During week 38 we asked the community to visualize a short and simple dataset about train versus plane travel.
I noticed a lot of enthusiasm and increased participation from the community, which is encouraging and the challenges resulted in a number of great vizzes across the board.
Particularly during Viz Review I noticed a few submissions which may not necessarily stand out visually compared to some others but which had such great insights and thorough analysis that I was reminded that it’s so easy to overlook some people’s work and miss out on excellently researched and executed data stories.
A couple of clear lessons emerged for me this week.
LESSON 1: PICK THE RIGHT TITLE
One thing I noticed were a number of submissions which in their title talked about costs or ‘which is cheaper: train vs plane’ but then went on to show costs, carbon emissions and travel times. The content wasn’t clearly linked to the title – or the title didn’t accurately reflect the actual visualization.
If your title is just about the monetary cost, e.g. by asking which mode of transport is cheaper, then make sure your viz very clearly focuses on that.
A title that isn’t consistent with the rest of the viz can be confusing for your audience and might also makes people wonder whether you understood the topic when you created your viz.
If someone buys a book with the title ‘simple home cooked meals’ and the actual content is all about gardening, then they’re disappointed, so let’s make sure these things don’t happen with our visualizations.
When you finish your work, go back and check whether the title really matches the rest of the viz.
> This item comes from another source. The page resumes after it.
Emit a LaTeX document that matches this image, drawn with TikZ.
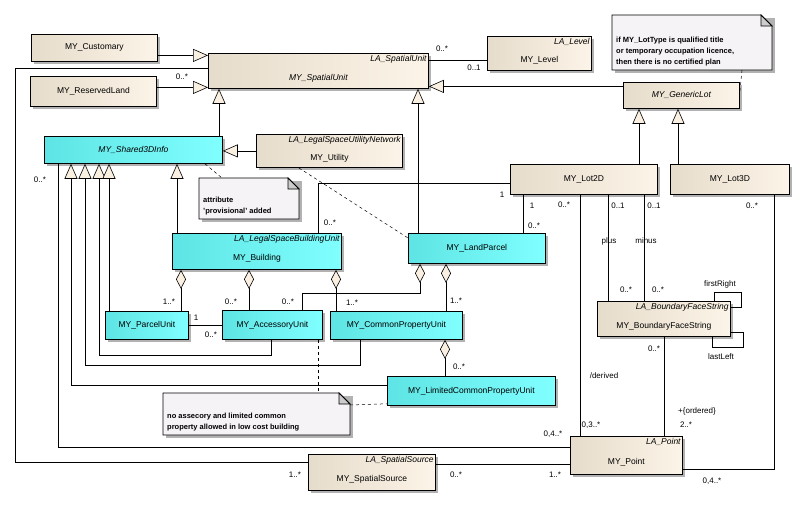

LESSON 2: LABEL YOUR UNITS
Numbers can be misunderstood when it is unclear what they represent. There are many options for labelling your charts to ensure the metrics you’ve included are clear. You could describe your metrics in the subtitle, the title, an annotation, on the axes or with labels in the charts themselves.
Ideally, things are clear and possibly even self-explanatory. Sometimes we have to make a bit of extra effort to ensure our visualizations are easy to understand.
Experiment to see what works best for your viz and particular design. If you want very minimalistic charts, then moving the labelling to the subtitle is a great way to go. If you want to guide your audience through a data story, then annotations directly in the charts can be helpful.
What’s most important is that your audience can easily and quickly understand what the numbers refer to.